An einem Nachmittag stand auf einmal ein kleiner Junge vor mir. In seinen Händen hatte er mehrere Hundert Euro Scheine. Ich starrte ihn zuerst einmal nur an. Dann ging ich in die Knie und fragte ihn: „What du you want? Can I help you?" Er sprach eine Mischung aus Arabisch und Englisch. Ich verstand nur: „Please, buy penguin".

Ich wählte die Durchwahl des Zimmers seiner Eltern und fragte nach. Der Vater erklärte mir am Telefon, dass sie heute im Tierpark Schönbrunn gewesen wären und sich sein Sohn dort in die Pinguine verliebt hätte. Jetzt wolle er eben selbst auch einen, darum habe er ihn runtergeschickt—um einen kaufen zu lassen. Ich sagte zuerst einmal gar nichts. Ich dachte kurz an einen Telefonstreich. Und wenn nicht der Junge mit dem Geld vor mir gestanden hätte, wäre ich wahrscheinlich immer noch davon überzeugt.

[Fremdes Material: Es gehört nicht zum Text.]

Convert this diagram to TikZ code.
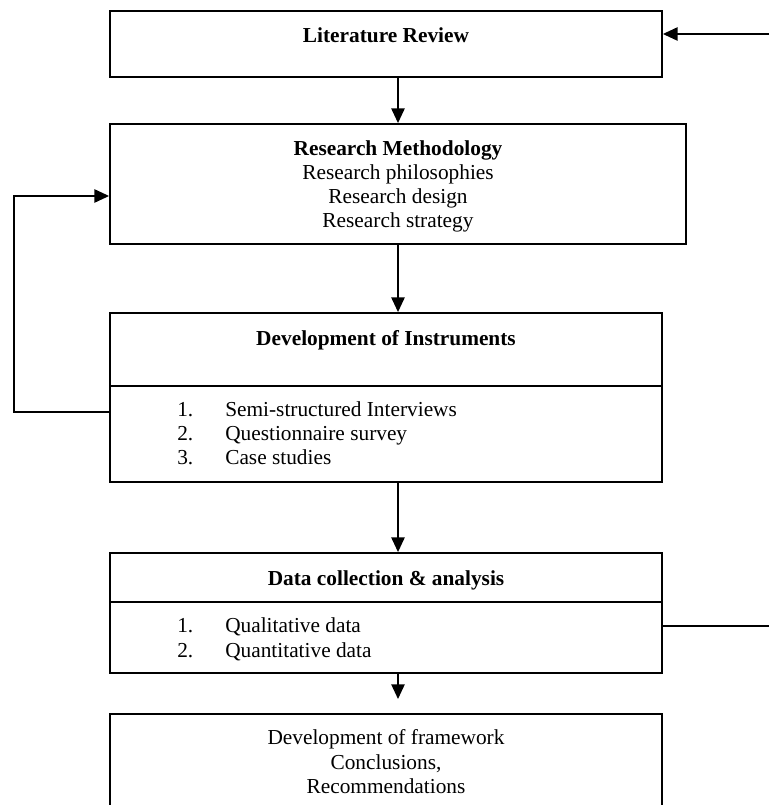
\documentclass[tikz,border=0pt]{standalone}
\usepackage{fontspec}
\setmainfont{Liberation Serif}
\usetikzlibrary{arrows.meta,fit}

\begin{document}
\begin{tikzpicture}[
  x=0.75pt, y=-0.75pt,
  box/.style={draw, line width=1.4pt, inner sep=0pt},
  conn/.style={line width=1.1pt},
  arr/.style={conn, -{Triangle[length=11pt,width=10pt]}},
  title/.style={font=\fontsize{16}{18}\selectfont\bfseries, anchor=base, inner sep=0pt},
  plain/.style={font=\fontsize{16}{18}\selectfont, anchor=base, inner sep=0pt},
  item/.style={font=\fontsize{16}{18}\selectfont, anchor=base west, inner sep=0pt}
]
\useasboundingbox (0,0) rectangle (769,805);
\clip (0,0) rectangle (769,805);

% corner points of the stage boxes
\coordinate (litA) at (110,11);  \coordinate (litB) at (662,77);
\coordinate (rmA)  at (110,124); \coordinate (rmB)  at (686,244);
\coordinate (diA)  at (110,313); \coordinate (diB)  at (662,482);
\coordinate (dcA)  at (110,553); \coordinate (dcB)  at (662,673);
\coordinate (dfA)  at (110,714); \coordinate (dfB)  at (662,830);

% stage boxes
\node[box, fit=(litA)(litB)] (lit) {};
\node[box, fit=(rmA)(rmB)]   (rm)  {};
\node[box, fit=(diA)(diB)]   (di)  {};
\node[box, fit=(dcA)(dcB)]   (dc)  {};
\node[box, fit=(dfA)(dfB)]   (df)  {};

% section dividers
\coordinate (diCut) at (0,386);
\coordinate (dcCut) at (0,602);
\draw[line width=1.4pt] (di.west |- diCut) -- (di.east |- diCut);
\draw[line width=1.4pt] (dc.west |- dcCut) -- (dc.east |- dcCut);

% texts
\node[title] (litT) at (386,43) {Literature Review};

\node[title] (rmT)  at (398,156) {Research Methodology};
\node[plain] (rm1)  at (398,180) {Research philosophies};
\node[plain] (rm2)  at (398,204) {Research design};
\node[plain] (rm3)  at (398,228) {Research strategy};

\node[title] (diT)  at (386,345) {Development of Instruments};
\node[item] (diN1) at (177,416) {1.};
\node[item] (diN2) at (177,440) {2.};
\node[item] (diN3) at (177,464) {3.};
\node[item] (diI1) at (225,416) {Semi-structured Interviews};
\node[item] (diI2) at (225,440) {Questionnaire survey};
\node[item] (diI3) at (225,464) {Case studies};

\node[title] (dcT)  at (386,585) {Data collection \& analysis};
\node[item] (dcN1) at (177,632) {1.};
\node[item] (dcN2) at (177,657) {2.};
\node[item] (dcI1) at (225,632) {Qualitative data};
\node[item] (dcI2) at (225,657) {Quantitative data};

\node[plain] (df1)  at (386,744) {Development of framework};
\node[plain] (df2)  at (386,769) {Conclusions,};
\node[plain] (df3)  at (386,793) {Recommendations};

% free ends of connectors
\coordinate (feedIn)  at (769,34);
\coordinate (feedOut) at (769,626);
\coordinate (loopLow) at (14,412);
\coordinate (loopTop) at (14,196);
\coordinate (dfTip)   at (398,699);

% main flow
\draw[arr] (lit.south -| rm.north) -- (rm.north);
\draw[arr] (rm.south) -- (rm.south |- di.north);
\draw[arr] (di.south -| rm.south) -- (dc.north -| rm.south);
\draw[arr] (dc.south -| rm.south) -- (dfTip);

% feedback loops
\draw[arr] (feedIn) -- (lit.east |- feedIn);
\draw[conn] (dc.east |- feedOut) -- (feedOut);
\draw[arr] (di.west |- loopLow) -- (loopLow) -- (loopTop) -- (rm.west |- loopTop);
\end{tikzpicture}
\end{document}
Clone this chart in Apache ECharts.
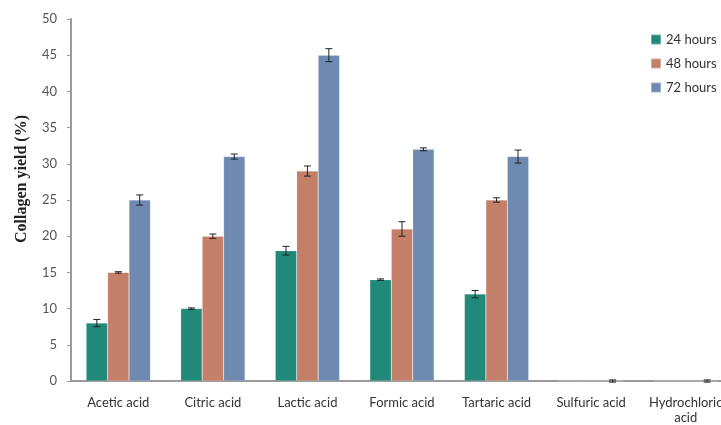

Nach einigen Sekunden Stille fragte mich der Vater, ob er denn seinem Jungen zu wenig Geld mitgegeben hätte. Ich verneinte und lege auf und schicke den Jungen wieder rauf. Am nächsten Tag schenkte das Hotel dem Jungen einen Plüsch-Pinguin als Ersatz und wir versuchten erneut, der Familie zu erklären, dass man Pinguine hier nicht einfach so kaufen könne.